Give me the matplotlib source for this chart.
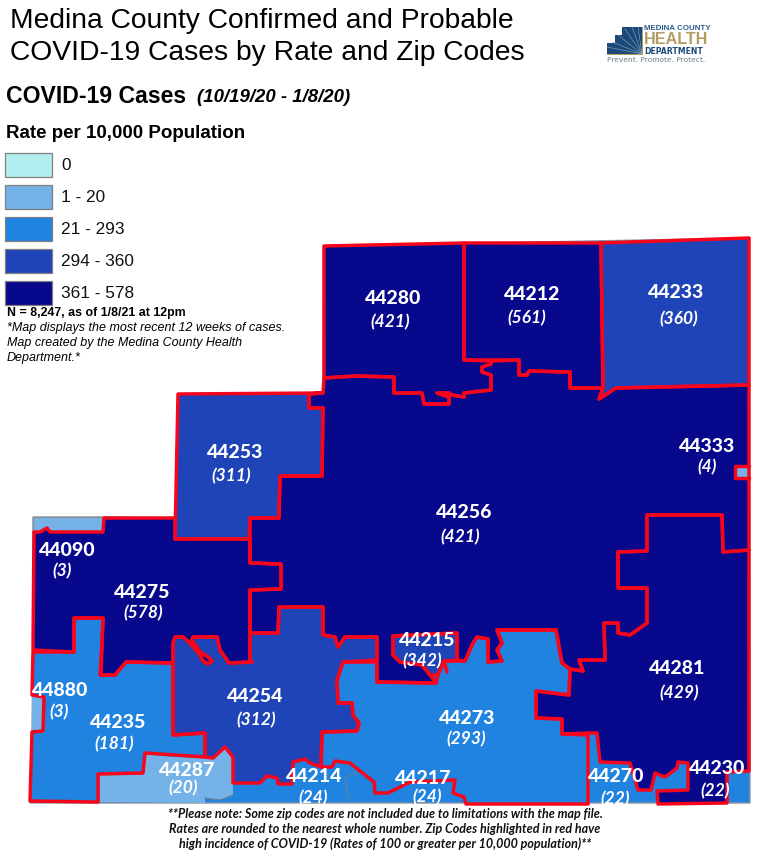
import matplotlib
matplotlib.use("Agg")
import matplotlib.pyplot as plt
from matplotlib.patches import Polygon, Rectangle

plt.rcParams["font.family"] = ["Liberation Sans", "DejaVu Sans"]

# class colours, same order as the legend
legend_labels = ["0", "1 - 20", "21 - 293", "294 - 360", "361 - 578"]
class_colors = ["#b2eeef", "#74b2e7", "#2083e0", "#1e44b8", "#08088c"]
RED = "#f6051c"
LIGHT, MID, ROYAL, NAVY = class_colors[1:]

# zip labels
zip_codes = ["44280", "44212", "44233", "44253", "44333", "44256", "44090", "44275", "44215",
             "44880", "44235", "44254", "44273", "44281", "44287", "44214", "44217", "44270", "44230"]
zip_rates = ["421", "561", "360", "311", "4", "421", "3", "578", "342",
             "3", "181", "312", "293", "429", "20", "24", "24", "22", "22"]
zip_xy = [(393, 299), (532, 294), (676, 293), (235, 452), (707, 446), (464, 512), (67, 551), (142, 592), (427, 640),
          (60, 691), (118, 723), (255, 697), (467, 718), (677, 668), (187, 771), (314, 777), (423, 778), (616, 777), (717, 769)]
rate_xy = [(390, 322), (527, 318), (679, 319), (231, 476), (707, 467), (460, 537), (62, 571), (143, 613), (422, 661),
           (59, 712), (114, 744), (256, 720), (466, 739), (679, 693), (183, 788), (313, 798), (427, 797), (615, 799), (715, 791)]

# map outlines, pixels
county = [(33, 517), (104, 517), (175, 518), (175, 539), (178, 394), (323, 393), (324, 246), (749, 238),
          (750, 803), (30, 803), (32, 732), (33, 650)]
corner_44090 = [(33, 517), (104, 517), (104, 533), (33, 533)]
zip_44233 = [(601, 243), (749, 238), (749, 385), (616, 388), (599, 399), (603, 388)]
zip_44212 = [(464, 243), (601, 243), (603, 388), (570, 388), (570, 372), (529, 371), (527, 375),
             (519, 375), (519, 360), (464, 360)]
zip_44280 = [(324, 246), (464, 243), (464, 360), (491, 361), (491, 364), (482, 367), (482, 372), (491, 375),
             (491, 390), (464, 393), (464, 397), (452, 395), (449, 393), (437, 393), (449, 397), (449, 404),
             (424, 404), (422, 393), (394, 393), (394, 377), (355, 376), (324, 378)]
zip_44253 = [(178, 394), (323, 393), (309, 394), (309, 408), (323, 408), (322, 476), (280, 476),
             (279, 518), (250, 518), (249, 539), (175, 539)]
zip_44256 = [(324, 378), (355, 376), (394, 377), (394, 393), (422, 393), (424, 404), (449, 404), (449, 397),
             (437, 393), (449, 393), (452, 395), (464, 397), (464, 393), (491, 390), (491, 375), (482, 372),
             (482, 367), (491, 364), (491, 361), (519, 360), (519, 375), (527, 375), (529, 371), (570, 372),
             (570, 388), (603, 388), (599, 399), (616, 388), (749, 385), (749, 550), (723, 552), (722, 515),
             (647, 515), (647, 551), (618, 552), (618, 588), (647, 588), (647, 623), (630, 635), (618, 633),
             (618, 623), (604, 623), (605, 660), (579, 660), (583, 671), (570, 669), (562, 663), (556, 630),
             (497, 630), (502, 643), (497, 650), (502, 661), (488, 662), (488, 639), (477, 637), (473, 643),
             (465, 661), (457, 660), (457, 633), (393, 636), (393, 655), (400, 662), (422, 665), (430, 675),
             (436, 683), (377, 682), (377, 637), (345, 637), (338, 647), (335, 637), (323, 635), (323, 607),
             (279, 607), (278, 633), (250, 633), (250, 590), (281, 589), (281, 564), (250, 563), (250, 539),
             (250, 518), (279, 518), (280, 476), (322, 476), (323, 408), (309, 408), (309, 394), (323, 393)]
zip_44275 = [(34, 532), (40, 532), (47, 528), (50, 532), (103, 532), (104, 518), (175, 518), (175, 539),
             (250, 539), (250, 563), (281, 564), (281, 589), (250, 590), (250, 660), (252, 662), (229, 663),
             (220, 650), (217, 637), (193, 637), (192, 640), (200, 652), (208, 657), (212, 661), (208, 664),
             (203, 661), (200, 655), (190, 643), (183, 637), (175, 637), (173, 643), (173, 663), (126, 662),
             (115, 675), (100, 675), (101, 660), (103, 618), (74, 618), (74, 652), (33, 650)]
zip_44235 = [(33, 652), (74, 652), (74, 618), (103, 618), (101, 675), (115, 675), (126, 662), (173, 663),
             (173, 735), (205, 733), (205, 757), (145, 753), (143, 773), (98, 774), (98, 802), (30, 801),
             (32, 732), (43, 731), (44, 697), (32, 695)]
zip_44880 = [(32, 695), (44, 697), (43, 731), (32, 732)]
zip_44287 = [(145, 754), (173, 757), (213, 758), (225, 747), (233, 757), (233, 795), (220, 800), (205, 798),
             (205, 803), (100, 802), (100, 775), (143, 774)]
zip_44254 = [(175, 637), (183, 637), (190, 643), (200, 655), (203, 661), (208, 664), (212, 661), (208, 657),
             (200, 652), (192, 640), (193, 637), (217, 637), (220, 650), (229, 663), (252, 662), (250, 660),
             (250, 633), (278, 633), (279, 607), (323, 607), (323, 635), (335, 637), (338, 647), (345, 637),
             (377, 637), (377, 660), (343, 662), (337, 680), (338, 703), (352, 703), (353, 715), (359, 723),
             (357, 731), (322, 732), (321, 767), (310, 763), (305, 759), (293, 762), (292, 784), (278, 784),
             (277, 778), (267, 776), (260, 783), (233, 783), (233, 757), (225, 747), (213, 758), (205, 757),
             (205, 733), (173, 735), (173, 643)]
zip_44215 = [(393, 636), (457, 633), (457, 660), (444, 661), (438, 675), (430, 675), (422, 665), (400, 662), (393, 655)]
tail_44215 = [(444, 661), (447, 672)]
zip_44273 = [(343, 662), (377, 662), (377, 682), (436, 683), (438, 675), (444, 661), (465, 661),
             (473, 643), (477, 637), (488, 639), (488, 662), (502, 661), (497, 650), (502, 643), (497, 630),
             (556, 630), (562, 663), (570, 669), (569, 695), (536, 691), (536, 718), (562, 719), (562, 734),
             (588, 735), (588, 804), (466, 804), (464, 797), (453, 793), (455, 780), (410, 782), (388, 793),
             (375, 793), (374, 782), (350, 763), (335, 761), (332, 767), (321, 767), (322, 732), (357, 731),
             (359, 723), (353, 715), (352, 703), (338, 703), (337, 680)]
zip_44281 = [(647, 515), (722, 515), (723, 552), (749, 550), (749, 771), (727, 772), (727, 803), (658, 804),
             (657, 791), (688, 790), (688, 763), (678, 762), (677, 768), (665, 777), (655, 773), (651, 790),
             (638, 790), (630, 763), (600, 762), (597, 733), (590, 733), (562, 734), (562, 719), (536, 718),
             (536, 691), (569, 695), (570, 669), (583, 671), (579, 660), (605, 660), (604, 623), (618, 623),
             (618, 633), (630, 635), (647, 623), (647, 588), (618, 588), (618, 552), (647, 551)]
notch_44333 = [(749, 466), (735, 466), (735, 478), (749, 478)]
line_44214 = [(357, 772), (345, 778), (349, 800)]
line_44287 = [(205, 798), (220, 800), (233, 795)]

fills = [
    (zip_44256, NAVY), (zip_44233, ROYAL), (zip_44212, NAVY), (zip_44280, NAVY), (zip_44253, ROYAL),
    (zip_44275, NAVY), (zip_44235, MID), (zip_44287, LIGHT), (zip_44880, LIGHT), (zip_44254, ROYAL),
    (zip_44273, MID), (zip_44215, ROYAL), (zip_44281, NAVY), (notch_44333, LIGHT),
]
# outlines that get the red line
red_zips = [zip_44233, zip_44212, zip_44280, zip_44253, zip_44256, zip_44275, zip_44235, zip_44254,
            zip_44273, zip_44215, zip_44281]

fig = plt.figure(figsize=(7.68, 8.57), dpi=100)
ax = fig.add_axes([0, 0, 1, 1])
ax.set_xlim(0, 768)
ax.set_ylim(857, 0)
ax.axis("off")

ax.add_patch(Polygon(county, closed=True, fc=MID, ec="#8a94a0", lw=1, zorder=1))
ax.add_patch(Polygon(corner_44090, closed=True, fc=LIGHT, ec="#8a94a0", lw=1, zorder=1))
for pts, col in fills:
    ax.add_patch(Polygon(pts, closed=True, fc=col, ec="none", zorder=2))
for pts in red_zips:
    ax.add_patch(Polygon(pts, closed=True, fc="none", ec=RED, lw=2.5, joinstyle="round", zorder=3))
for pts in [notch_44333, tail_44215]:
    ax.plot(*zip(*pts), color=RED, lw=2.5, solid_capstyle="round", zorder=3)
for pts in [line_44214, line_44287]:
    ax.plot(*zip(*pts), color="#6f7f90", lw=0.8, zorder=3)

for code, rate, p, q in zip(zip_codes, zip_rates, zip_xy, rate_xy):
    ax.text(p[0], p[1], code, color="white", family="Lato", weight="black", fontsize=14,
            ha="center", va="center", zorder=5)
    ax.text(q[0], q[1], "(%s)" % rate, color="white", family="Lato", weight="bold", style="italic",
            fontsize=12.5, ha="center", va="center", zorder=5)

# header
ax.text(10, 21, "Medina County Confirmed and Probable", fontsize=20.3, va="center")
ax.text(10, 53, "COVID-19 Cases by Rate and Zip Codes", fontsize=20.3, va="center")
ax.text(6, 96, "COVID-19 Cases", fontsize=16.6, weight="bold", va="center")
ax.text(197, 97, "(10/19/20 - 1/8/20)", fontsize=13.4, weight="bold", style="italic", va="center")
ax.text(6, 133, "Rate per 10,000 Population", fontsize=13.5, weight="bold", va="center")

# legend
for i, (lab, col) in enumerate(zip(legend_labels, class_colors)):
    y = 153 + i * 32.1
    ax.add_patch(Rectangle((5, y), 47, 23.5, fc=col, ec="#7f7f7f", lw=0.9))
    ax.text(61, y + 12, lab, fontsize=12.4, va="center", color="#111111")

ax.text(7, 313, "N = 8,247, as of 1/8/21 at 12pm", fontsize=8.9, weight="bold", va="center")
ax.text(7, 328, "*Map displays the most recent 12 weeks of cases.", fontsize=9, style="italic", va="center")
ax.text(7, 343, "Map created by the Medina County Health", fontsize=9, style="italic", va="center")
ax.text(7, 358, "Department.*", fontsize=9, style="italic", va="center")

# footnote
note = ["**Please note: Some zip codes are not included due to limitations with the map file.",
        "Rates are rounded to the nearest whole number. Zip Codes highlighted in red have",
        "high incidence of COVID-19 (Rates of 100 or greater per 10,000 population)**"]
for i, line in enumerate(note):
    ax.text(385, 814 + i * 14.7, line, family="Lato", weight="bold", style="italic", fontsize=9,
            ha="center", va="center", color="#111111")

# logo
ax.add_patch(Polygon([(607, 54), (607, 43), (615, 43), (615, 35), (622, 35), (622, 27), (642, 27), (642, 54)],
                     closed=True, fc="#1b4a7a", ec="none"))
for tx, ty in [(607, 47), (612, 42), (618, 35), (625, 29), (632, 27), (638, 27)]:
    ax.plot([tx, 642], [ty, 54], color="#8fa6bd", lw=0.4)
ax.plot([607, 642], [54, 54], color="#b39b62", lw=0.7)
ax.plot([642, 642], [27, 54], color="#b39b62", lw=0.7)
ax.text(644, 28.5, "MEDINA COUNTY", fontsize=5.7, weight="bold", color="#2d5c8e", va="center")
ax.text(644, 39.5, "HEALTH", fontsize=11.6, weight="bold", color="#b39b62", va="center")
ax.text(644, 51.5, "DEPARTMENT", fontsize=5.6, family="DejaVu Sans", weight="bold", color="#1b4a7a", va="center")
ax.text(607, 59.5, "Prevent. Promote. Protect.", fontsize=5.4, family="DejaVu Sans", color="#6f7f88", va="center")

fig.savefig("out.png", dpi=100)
===
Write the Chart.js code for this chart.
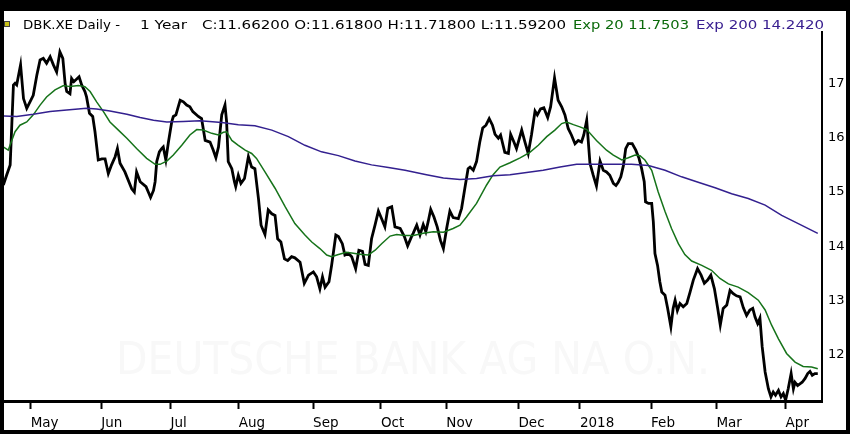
===
REQUIRED WORK. Show each line of the data that contains the string "this".

TASK SOLUTION.
Give me the matplotlib source for this chart.
Write the Chart.js code for this chart.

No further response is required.